Nel nuovo film di Veltroni non ci sono personaggi, ma portatori di istanze
In “C’è tempo” il regista sfodera un ragazzino che sta nel copione solo per consentire a un adulto di risolvere le faccende proprie. E un adulto che sta nel copione solo per consentire a un ragazzino di risolvere le faccende proprie
Spike Lee ha identificato e sbeffeggiato la scorciatoia di sceneggiatura detta “magical negro”: un personaggio nero che sta nel copione con il solo scopo di consentire a un bianco di risolvere i propri problemi. In “C’è tempo”, Walter Veltroni sfodera un “magical kid”, un ragazzino che sta nel copione solo per consentire a un adulto di risolvere le faccende proprie. Trattandosi di regista sinceramente democratico (e di sceneggiatore, assieme a Doriana Leondeff) abbiamo anche un “magical adult”, un adulto che sta nel copione solo per consentire a un ragazzino di risolvere le faccende proprie.
Non sono due personaggi, sono due portatori di istanze: lo spettatore in cerca di cinema non sa dove guardare. A nulla servono i riferimenti cinefili, in cima alla lista “Novecento” di Bernardo Bertolucci, su cui abbiamo fatto le migliori litigate della nostra vita (eravamo contro, e la citazione di una scena contadina ha rinverdito tutti i motivi per restarlo). Poi il cinema Fulgor di Rimini. Ma siccome non tutti gli spettatori sono stati collezionisti delle videocassette allegate all’Unità, quando Walter Veltroni era direttore, l’adulto Stefano Fresi fa il portatore di didascalia: “Qui veniva Federico Fellini”. Strano che il ragazzino cinefilo non lo sappia: riesce a versare una lacrima per la morte dei genitori solo quando vede Jean-Pierre Léaud nei “400 colpi” di Truffaut.

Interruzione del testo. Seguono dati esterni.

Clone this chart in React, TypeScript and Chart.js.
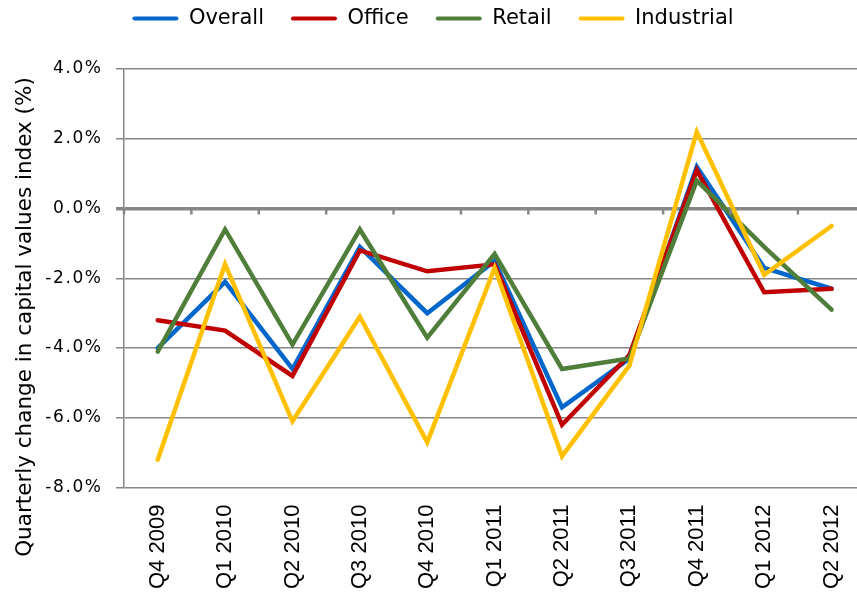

Il ragazzino è ricco – per via della casa, della camicia bianca, e soprattutto della musica classica, segno sicuro di una vita tra gli agi. L’adulto è povero, per campare si prende cura dello specchio che d’inverno regala un po’ di sole a Viganella, paesino tra le montagne dell’Ossola. Fa anche l’osservatore di aquiloni, mestiere che non sembra granché redditizio e ha una fidanzata artista (costruisce alberelli con i rotoli di carta igienica, prendiamo nota per un saggio su come vengono trattate le donne nel cinema italiano d’autore).
Rullo di tamburi. I due sono fratellastri, hanno lo stesso padre. Uno vissuto negli agi, l’altro nella necessità. Per questo – altro rullo di tamburi – il ragazzino non sa scegliere, mentre l’adulto povero non ha mai potuto scegliere. Viaggiano insieme su un antico ma lucidissimo e splendente maggiolino Volkswagen, nero e decappottabile, mai sporcato da un granello di polvere neanche quando viaggia sullo sterrato. Pisciano insieme, mentre un drone con la macchina da presa cala su di loro (nell’antologia delle scene inutili, questa è molto ben piazzata). Incontrano una cantante con la figlia ragazzina – se fosse un fumetto, si vedrebbero i cuoricini.
Arrivano fino a Parigi. Prima tappa alla Brasserie Lipp, dove in un tavolo d’angolo c’è nientedimeno che Jean-Pierre Léaud. Di sicuro, il wet dream del regista quando era fanciullo. Nei titoli di coda, puntuale, la nostalgia per le vecchie sale.